_Set exercise_
The exercise asks for every line of the data to be reproduced exactly.

_Data block_
** START **

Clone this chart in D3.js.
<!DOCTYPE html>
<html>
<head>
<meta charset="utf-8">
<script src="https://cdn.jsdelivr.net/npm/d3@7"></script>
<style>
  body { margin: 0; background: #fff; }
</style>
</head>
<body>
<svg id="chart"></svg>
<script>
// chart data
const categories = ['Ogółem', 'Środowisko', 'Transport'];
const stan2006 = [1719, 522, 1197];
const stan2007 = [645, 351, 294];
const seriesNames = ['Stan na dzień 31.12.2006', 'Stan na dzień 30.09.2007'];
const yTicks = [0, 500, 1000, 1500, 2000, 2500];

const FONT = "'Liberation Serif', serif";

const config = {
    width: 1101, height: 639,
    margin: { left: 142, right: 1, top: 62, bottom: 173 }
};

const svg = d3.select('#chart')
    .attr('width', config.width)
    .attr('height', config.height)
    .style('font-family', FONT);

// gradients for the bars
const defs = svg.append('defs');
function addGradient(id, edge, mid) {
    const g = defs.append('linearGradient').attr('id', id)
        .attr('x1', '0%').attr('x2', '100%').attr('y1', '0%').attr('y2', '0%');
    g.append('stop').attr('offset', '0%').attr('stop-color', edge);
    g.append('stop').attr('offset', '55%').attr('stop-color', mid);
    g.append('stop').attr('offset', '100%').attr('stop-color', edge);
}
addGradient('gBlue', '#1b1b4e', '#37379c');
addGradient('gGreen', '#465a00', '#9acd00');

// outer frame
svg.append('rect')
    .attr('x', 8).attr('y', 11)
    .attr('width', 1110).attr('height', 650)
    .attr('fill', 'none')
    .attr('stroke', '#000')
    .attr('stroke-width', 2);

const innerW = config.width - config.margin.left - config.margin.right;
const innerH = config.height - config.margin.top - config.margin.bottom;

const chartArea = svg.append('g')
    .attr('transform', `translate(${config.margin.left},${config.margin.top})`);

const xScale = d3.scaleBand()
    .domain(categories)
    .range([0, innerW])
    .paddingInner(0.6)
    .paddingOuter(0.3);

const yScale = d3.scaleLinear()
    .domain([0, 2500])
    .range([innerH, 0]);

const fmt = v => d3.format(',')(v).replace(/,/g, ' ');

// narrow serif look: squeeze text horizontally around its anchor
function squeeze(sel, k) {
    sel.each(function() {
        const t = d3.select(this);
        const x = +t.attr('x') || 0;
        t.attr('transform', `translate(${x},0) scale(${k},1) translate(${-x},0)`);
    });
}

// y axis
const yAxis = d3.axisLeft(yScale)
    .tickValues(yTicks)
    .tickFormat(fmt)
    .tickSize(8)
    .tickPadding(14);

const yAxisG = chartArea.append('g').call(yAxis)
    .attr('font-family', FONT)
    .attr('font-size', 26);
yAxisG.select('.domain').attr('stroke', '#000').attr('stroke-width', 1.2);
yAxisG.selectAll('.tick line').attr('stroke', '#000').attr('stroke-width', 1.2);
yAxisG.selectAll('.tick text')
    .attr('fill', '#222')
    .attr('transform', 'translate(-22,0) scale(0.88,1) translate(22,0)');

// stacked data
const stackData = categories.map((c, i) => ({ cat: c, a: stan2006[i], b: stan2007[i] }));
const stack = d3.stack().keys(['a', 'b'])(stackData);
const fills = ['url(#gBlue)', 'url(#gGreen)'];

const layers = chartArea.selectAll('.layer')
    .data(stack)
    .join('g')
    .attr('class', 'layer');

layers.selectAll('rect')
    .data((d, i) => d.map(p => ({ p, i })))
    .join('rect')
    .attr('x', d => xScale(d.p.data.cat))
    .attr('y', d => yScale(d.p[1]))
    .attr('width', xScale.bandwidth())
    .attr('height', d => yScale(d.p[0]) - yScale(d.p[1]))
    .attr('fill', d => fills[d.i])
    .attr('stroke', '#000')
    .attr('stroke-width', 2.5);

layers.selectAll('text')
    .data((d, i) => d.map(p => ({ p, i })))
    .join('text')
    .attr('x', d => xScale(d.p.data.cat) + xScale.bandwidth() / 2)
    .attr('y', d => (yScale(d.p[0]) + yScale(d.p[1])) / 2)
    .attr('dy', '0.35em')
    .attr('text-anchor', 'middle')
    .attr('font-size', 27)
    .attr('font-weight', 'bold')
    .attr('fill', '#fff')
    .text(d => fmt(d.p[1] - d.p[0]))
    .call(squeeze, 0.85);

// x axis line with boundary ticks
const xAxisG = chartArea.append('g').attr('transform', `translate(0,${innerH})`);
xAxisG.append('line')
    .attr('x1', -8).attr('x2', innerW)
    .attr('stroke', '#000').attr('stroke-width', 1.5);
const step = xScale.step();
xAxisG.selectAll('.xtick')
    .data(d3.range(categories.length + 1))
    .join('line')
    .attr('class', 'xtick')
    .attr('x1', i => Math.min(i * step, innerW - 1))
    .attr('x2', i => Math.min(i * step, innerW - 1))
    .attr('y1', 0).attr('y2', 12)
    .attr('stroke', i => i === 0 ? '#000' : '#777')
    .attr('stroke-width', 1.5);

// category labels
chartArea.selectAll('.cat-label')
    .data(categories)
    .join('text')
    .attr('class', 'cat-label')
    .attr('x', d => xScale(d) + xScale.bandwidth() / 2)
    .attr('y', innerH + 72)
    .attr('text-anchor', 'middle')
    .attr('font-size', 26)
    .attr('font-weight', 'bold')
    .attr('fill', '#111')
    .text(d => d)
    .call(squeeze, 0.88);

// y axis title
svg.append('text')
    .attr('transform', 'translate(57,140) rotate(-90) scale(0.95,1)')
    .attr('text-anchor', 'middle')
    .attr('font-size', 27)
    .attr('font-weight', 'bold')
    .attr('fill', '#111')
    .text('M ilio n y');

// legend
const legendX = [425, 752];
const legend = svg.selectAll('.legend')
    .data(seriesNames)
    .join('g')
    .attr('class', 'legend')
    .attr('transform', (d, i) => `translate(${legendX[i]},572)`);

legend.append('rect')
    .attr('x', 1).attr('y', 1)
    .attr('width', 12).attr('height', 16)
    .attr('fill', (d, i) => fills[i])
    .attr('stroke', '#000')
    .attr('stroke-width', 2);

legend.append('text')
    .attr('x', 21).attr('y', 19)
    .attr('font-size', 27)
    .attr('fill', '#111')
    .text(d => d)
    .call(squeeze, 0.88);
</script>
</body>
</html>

** END **

_Correct answer_
Clone this chart in D3.js.
<!DOCTYPE html>
<html>
<head>
<meta charset="utf-8">
<script src="https://cdn.jsdelivr.net/npm/d3@7"></script>
<style>
  body { margin: 0; background: #fff; }
</style>
</head>
<body>
<svg id="chart"></svg>
<script>
// chart data
const categories = ['Ogółem', 'Środowisko', 'Transport'];
const stan2006 = [1719, 522, 1197];
const stan2007 = [645, 351, 294];
const seriesNames = ['Stan na dzień 31.12.2006', 'Stan na dzień 30.09.2007'];
const yTicks = [0, 500, 1000, 1500, 2000, 2500];

const FONT = "'Liberation Serif', serif";

const config = {
    width: 1101, height: 639,
    margin: { left: 142, right: 1, top: 62, bottom: 173 }
};

const svg = d3.select('#chart')
    .attr('width', config.width)
    .attr('height', config.height)
    .style('font-family', FONT);

// gradients for the bars
const defs = svg.append('defs');
function addGradient(id, edge, mid) {
    const g = defs.append('linearGradient').attr('id', id)
        .attr('x1', '0%').attr('x2', '100%').attr('y1', '0%').attr('y2', '0%');
    g.append('stop').attr('offset', '0%').attr('stop-color', edge);
    g.append('stop').attr('offset', '55%').attr('stop-color', mid);
    g.append('stop').attr('offset', '100%').attr('stop-color', edge);
}
addGradient('gBlue', '#1b1b4e', '#37379c');
addGradient('gGreen', '#465a00', '#9acd00');

// outer frame
svg.append('rect')
    .attr('x', 8).attr('y', 11)
    .attr('width', 1110).attr('height', 650)
    .attr('fill', 'none')
    .attr('stroke', '#000')
    .attr('stroke-width', 2);

const innerW = config.width - config.margin.left - config.margin.right;
const innerH = config.height - config.margin.top - config.margin.bottom;

const chartArea = svg.append('g')
    .attr('transform', `translate(${config.margin.left},${config.margin.top})`);

const xScale = d3.scaleBand()
    .domain(categories)
    .range([0, innerW])
    .paddingInner(0.6)
    .paddingOuter(0.3);

const yScale = d3.scaleLinear()
    .domain([0, 2500])
    .range([innerH, 0]);

const fmt = v => d3.format(',')(v).replace(/,/g, ' ');

// narrow serif look: squeeze text horizontally around its anchor
function squeeze(sel, k) {
    sel.each(function() {
        const t = d3.select(this);
        const x = +t.attr('x') || 0;
        t.attr('transform', `translate(${x},0) scale(${k},1) translate(${-x},0)`);
    });
}

// y axis
const yAxis = d3.axisLeft(yScale)
    .tickValues(yTicks)
    .tickFormat(fmt)
    .tickSize(8)
    .tickPadding(14);

const yAxisG = chartArea.append('g').call(yAxis)
    .attr('font-family', FONT)
    .attr('font-size', 26);
yAxisG.select('.domain').attr('stroke', '#000').attr('stroke-width', 1.2);
yAxisG.selectAll('.tick line').attr('stroke', '#000').attr('stroke-width', 1.2);
yAxisG.selectAll('.tick text')
    .attr('fill', '#222')
    .attr('transform', 'translate(-22,0) scale(0.88,1) translate(22,0)');

// stacked data
const stackData = categories.map((c, i) => ({ cat: c, a: stan2006[i], b: stan2007[i] }));
const stack = d3.stack().keys(['a', 'b'])(stackData);
const fills = ['url(#gBlue)', 'url(#gGreen)'];

const layers = chartArea.selectAll('.layer')
    .data(stack)
    .join('g')
    .attr('class', 'layer');

layers.selectAll('rect')
    .data((d, i) => d.map(p => ({ p, i })))
    .join('rect')
    .attr('x', d => xScale(d.p.data.cat))
    .attr('y', d => yScale(d.p[1]))
    .attr('width', xScale.bandwidth())
    .attr('height', d => yScale(d.p[0]) - yScale(d.p[1]))
    .attr('fill', d => fills[d.i])
    .attr('stroke', '#000')
    .attr('stroke-width', 2.5);

layers.selectAll('text')
    .data((d, i) => d.map(p => ({ p, i })))
    .join('text')
    .attr('x', d => xScale(d.p.data.cat) + xScale.bandwidth() / 2)
    .attr('y', d => (yScale(d.p[0]) + yScale(d.p[1])) / 2)
    .attr('dy', '0.35em')
    .attr('text-anchor', 'middle')
    .attr('font-size', 27)
    .attr('font-weight', 'bold')
    .attr('fill', '#fff')
    .text(d => fmt(d.p[1] - d.p[0]))
    .call(squeeze, 0.85);

// x axis line with boundary ticks
const xAxisG = chartArea.append('g').attr('transform', `translate(0,${innerH})`);
xAxisG.append('line')
    .attr('x1', -8).attr('x2', innerW)
    .attr('stroke', '#000').attr('stroke-width', 1.5);
const step = xScale.step();
xAxisG.selectAll('.xtick')
    .data(d3.range(categories.length + 1))
    .join('line')
    .attr('class', 'xtick')
    .attr('x1', i => Math.min(i * step, innerW - 1))
    .attr('x2', i => Math.min(i * step, innerW - 1))
    .attr('y1', 0).attr('y2', 12)
    .attr('stroke', i => i === 0 ? '#000' : '#777')
    .attr('stroke-width', 1.5);

// category labels
chartArea.selectAll('.cat-label')
    .data(categories)
    .join('text')
    .attr('class', 'cat-label')
    .attr('x', d => xScale(d) + xScale.bandwidth() / 2)
    .attr('y', innerH + 72)
    .attr('text-anchor', 'middle')
    .attr('font-size', 26)
    .attr('font-weight', 'bold')
    .attr('fill', '#111')
    .text(d => d)
    .call(squeeze, 0.88);

// y axis title
svg.append('text')
    .attr('transform', 'translate(57,140) rotate(-90) scale(0.95,1)')
    .attr('text-anchor', 'middle')
    .attr('font-size', 27)
    .attr('font-weight', 'bold')
    .attr('fill', '#111')
    .text('M ilio n y');

// legend
const legendX = [425, 752];
const legend = svg.selectAll('.legend')
    .data(seriesNames)
    .join('g')
    .attr('class', 'legend')
    .attr('transform', (d, i) => `translate(${legendX[i]},572)`);

legend.append('rect')
    .attr('x', 1).attr('y', 1)
    .attr('width', 12).attr('height', 16)
    .attr('fill', (d, i) => fills[i])
    .attr('stroke', '#000')
    .attr('stroke-width', 2);

legend.append('text')
    .attr('x', 21).attr('y', 19)
    .attr('font-size', 27)
    .attr('fill', '#111')
    .text(d => d)
    .call(squeeze, 0.88);
</script>
</body>
</html>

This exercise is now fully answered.